>> BEGIN

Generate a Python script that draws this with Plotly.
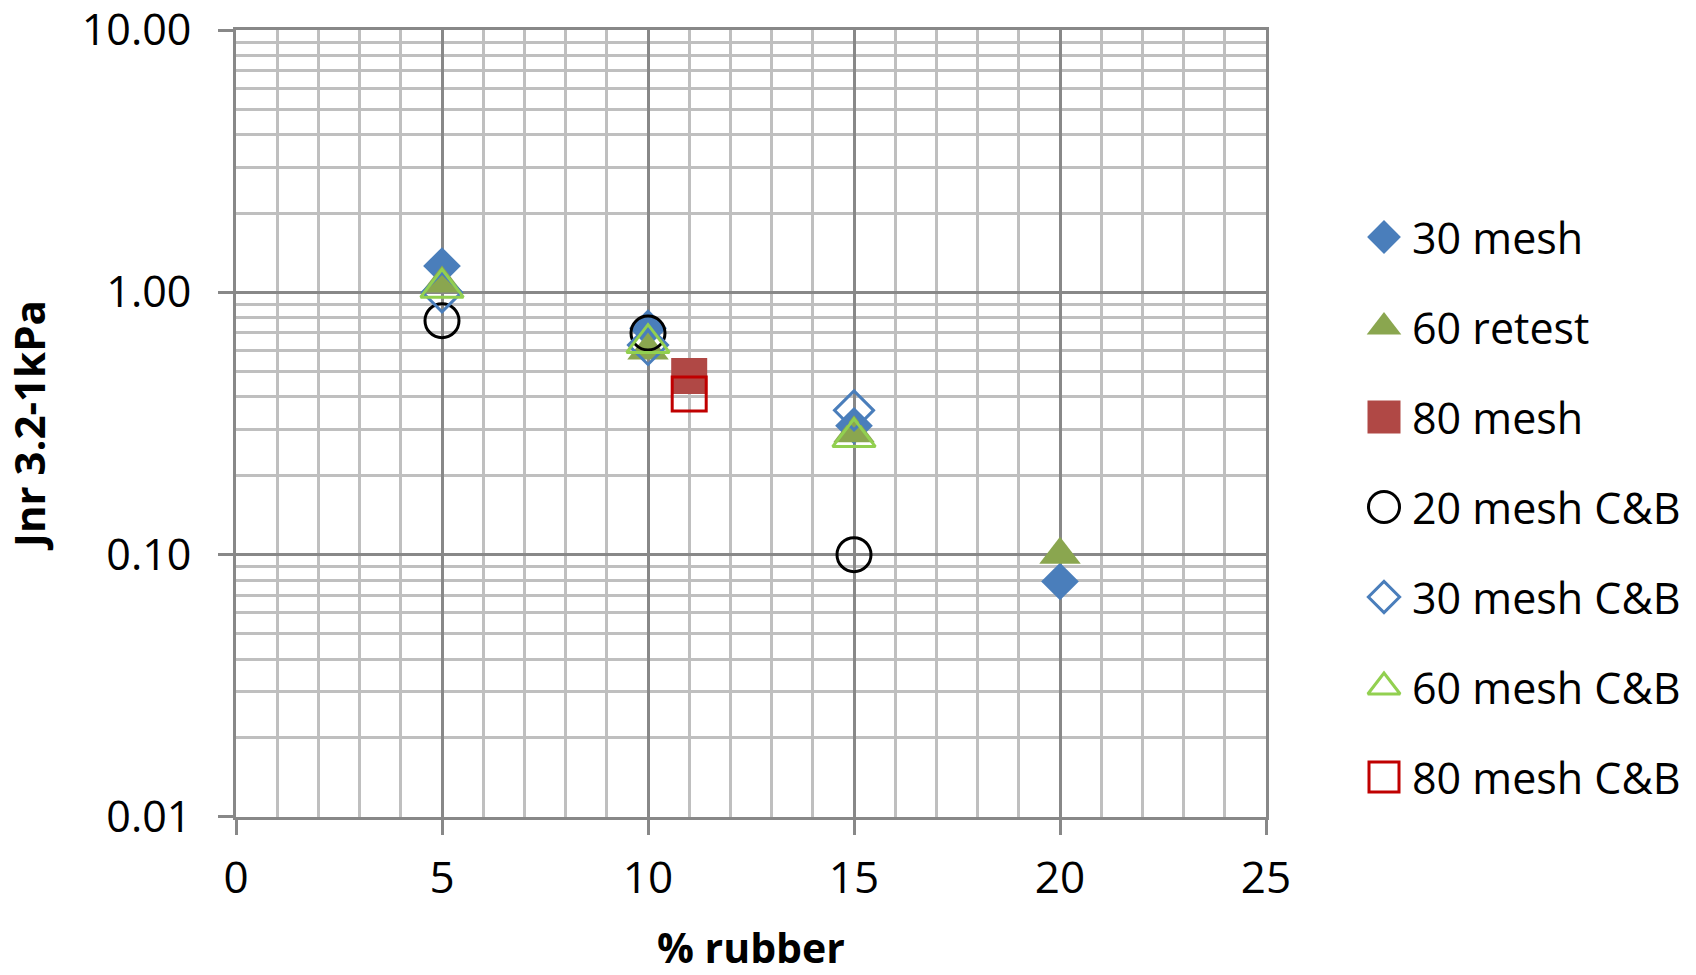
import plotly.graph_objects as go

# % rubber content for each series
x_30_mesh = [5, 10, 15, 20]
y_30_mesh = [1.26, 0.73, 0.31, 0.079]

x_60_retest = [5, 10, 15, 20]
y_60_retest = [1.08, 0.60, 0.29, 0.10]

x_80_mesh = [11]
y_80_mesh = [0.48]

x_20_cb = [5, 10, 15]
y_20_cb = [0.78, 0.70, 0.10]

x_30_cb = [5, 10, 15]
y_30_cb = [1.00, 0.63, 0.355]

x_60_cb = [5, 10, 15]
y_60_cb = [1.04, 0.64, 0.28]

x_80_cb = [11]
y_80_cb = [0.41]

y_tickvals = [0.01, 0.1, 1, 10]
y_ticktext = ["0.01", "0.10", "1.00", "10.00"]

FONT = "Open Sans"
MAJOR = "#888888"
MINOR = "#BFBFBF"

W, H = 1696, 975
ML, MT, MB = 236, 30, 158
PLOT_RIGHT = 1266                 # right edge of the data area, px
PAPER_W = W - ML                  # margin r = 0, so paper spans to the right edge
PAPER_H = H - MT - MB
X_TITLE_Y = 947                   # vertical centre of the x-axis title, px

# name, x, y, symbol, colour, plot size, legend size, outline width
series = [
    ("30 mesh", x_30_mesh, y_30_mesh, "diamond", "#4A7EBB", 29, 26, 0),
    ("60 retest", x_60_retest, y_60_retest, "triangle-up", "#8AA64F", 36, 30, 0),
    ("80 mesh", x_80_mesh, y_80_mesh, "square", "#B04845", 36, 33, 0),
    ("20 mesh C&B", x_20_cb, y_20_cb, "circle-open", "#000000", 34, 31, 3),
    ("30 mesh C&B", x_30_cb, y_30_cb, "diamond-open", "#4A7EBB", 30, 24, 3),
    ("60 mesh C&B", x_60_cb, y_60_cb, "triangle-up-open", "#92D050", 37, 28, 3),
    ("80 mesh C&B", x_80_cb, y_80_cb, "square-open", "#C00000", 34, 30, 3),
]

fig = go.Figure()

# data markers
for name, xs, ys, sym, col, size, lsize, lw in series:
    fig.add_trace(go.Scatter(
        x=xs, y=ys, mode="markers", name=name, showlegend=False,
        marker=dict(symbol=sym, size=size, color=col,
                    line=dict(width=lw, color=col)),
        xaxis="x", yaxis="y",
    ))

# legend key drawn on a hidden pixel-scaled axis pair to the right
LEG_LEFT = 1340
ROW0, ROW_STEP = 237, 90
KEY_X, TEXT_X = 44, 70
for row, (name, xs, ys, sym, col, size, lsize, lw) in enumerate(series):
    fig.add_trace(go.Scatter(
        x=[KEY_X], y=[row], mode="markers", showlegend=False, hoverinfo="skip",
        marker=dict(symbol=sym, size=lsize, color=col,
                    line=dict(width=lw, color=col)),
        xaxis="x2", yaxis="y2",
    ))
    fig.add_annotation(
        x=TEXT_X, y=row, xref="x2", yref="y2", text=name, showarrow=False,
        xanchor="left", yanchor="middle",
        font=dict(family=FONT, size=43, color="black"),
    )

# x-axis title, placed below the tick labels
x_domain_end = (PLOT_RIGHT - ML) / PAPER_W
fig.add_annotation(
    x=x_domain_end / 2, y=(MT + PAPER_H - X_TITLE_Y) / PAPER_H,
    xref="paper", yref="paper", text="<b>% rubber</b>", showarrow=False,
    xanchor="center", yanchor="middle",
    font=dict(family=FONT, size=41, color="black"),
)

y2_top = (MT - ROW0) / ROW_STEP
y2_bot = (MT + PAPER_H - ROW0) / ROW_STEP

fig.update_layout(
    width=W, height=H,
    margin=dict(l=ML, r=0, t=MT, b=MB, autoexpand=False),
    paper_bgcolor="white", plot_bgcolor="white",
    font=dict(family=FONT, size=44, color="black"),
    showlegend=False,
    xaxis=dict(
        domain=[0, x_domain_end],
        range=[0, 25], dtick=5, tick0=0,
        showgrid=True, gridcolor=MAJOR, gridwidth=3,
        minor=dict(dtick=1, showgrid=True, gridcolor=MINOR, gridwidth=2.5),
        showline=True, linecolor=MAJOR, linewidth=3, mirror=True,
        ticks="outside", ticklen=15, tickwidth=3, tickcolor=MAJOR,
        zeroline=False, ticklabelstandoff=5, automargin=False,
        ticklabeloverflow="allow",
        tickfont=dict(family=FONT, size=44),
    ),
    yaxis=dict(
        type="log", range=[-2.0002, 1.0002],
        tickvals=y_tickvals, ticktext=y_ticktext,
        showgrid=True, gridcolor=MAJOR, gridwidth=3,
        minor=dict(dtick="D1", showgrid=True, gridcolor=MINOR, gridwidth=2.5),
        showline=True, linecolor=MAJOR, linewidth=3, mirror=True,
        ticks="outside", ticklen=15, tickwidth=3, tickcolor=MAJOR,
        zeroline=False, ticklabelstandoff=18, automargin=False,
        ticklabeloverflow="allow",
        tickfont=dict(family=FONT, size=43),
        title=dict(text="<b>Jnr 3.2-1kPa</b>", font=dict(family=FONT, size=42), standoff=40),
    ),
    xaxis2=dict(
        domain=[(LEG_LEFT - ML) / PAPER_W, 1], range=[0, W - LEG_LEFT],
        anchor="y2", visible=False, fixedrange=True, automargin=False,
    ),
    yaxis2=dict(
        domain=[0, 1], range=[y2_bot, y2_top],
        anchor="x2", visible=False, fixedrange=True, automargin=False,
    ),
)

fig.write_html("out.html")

>> END

:: Problem ::
Return each line from the material above exactly, but not the pictures.

:: Problem solution ::
Generate a Python script that draws this with Plotly.
import plotly.graph_objects as go

# % rubber content for each series
x_30_mesh = [5, 10, 15, 20]
y_30_mesh = [1.26, 0.73, 0.31, 0.079]

x_60_retest = [5, 10, 15, 20]
y_60_retest = [1.08, 0.60, 0.29, 0.10]

x_80_mesh = [11]
y_80_mesh = [0.48]

x_20_cb = [5, 10, 15]
y_20_cb = [0.78, 0.70, 0.10]

x_30_cb = [5, 10, 15]
y_30_cb = [1.00, 0.63, 0.355]

x_60_cb = [5, 10, 15]
y_60_cb = [1.04, 0.64, 0.28]

x_80_cb = [11]
y_80_cb = [0.41]

y_tickvals = [0.01, 0.1, 1, 10]
y_ticktext = ["0.01", "0.10", "1.00", "10.00"]

FONT = "Open Sans"
MAJOR = "#888888"
MINOR = "#BFBFBF"

W, H = 1696, 975
ML, MT, MB = 236, 30, 158
PLOT_RIGHT = 1266                 # right edge of the data area, px
PAPER_W = W - ML                  # margin r = 0, so paper spans to the right edge
PAPER_H = H - MT - MB
X_TITLE_Y = 947                   # vertical centre of the x-axis title, px

# name, x, y, symbol, colour, plot size, legend size, outline width
series = [
    ("30 mesh", x_30_mesh, y_30_mesh, "diamond", "#4A7EBB", 29, 26, 0),
    ("60 retest", x_60_retest, y_60_retest, "triangle-up", "#8AA64F", 36, 30, 0),
    ("80 mesh", x_80_mesh, y_80_mesh, "square", "#B04845", 36, 33, 0),
    ("20 mesh C&B", x_20_cb, y_20_cb, "circle-open", "#000000", 34, 31, 3),
    ("30 mesh C&B", x_30_cb, y_30_cb, "diamond-open", "#4A7EBB", 30, 24, 3),
    ("60 mesh C&B", x_60_cb, y_60_cb, "triangle-up-open", "#92D050", 37, 28, 3),
    ("80 mesh C&B", x_80_cb, y_80_cb, "square-open", "#C00000", 34, 30, 3),
]

fig = go.Figure()

# data markers
for name, xs, ys, sym, col, size, lsize, lw in series:
    fig.add_trace(go.Scatter(
        x=xs, y=ys, mode="markers", name=name, showlegend=False,
        marker=dict(symbol=sym, size=size, color=col,
                    line=dict(width=lw, color=col)),
        xaxis="x", yaxis="y",
    ))

# legend key drawn on a hidden pixel-scaled axis pair to the right
LEG_LEFT = 1340
ROW0, ROW_STEP = 237, 90
KEY_X, TEXT_X = 44, 70
for row, (name, xs, ys, sym, col, size, lsize, lw) in enumerate(series):
    fig.add_trace(go.Scatter(
        x=[KEY_X], y=[row], mode="markers", showlegend=False, hoverinfo="skip",
        marker=dict(symbol=sym, size=lsize, color=col,
                    line=dict(width=lw, color=col)),
        xaxis="x2", yaxis="y2",
    ))
    fig.add_annotation(
        x=TEXT_X, y=row, xref="x2", yref="y2", text=name, showarrow=False,
        xanchor="left", yanchor="middle",
        font=dict(family=FONT, size=43, color="black"),
    )

# x-axis title, placed below the tick labels
x_domain_end = (PLOT_RIGHT - ML) / PAPER_W
fig.add_annotation(
    x=x_domain_end / 2, y=(MT + PAPER_H - X_TITLE_Y) / PAPER_H,
    xref="paper", yref="paper", text="<b>% rubber</b>", showarrow=False,
    xanchor="center", yanchor="middle",
    font=dict(family=FONT, size=41, color="black"),
)

y2_top = (MT - ROW0) / ROW_STEP
y2_bot = (MT + PAPER_H - ROW0) / ROW_STEP

fig.update_layout(
    width=W, height=H,
    margin=dict(l=ML, r=0, t=MT, b=MB, autoexpand=False),
    paper_bgcolor="white", plot_bgcolor="white",
    font=dict(family=FONT, size=44, color="black"),
    showlegend=False,
    xaxis=dict(
        domain=[0, x_domain_end],
        range=[0, 25], dtick=5, tick0=0,
        showgrid=True, gridcolor=MAJOR, gridwidth=3,
        minor=dict(dtick=1, showgrid=True, gridcolor=MINOR, gridwidth=2.5),
        showline=True, linecolor=MAJOR, linewidth=3, mirror=True,
        ticks="outside", ticklen=15, tickwidth=3, tickcolor=MAJOR,
        zeroline=False, ticklabelstandoff=5, automargin=False,
        ticklabeloverflow="allow",
        tickfont=dict(family=FONT, size=44),
    ),
    yaxis=dict(
        type="log", range=[-2.0002, 1.0002],
        tickvals=y_tickvals, ticktext=y_ticktext,
        showgrid=True, gridcolor=MAJOR, gridwidth=3,
        minor=dict(dtick="D1", showgrid=True, gridcolor=MINOR, gridwidth=2.5),
        showline=True, linecolor=MAJOR, linewidth=3, mirror=True,
        ticks="outside", ticklen=15, tickwidth=3, tickcolor=MAJOR,
        zeroline=False, ticklabelstandoff=18, automargin=False,
        ticklabeloverflow="allow",
        tickfont=dict(family=FONT, size=43),
        title=dict(text="<b>Jnr 3.2-1kPa</b>", font=dict(family=FONT, size=42), standoff=40),
    ),
    xaxis2=dict(
        domain=[(LEG_LEFT - ML) / PAPER_W, 1], range=[0, W - LEG_LEFT],
        anchor="y2", visible=False, fixedrange=True, automargin=False,
    ),
    yaxis2=dict(
        domain=[0, 1], range=[y2_bot, y2_top],
        anchor="x2", visible=False, fixedrange=True, automargin=False,
    ),
)

fig.write_html("out.html")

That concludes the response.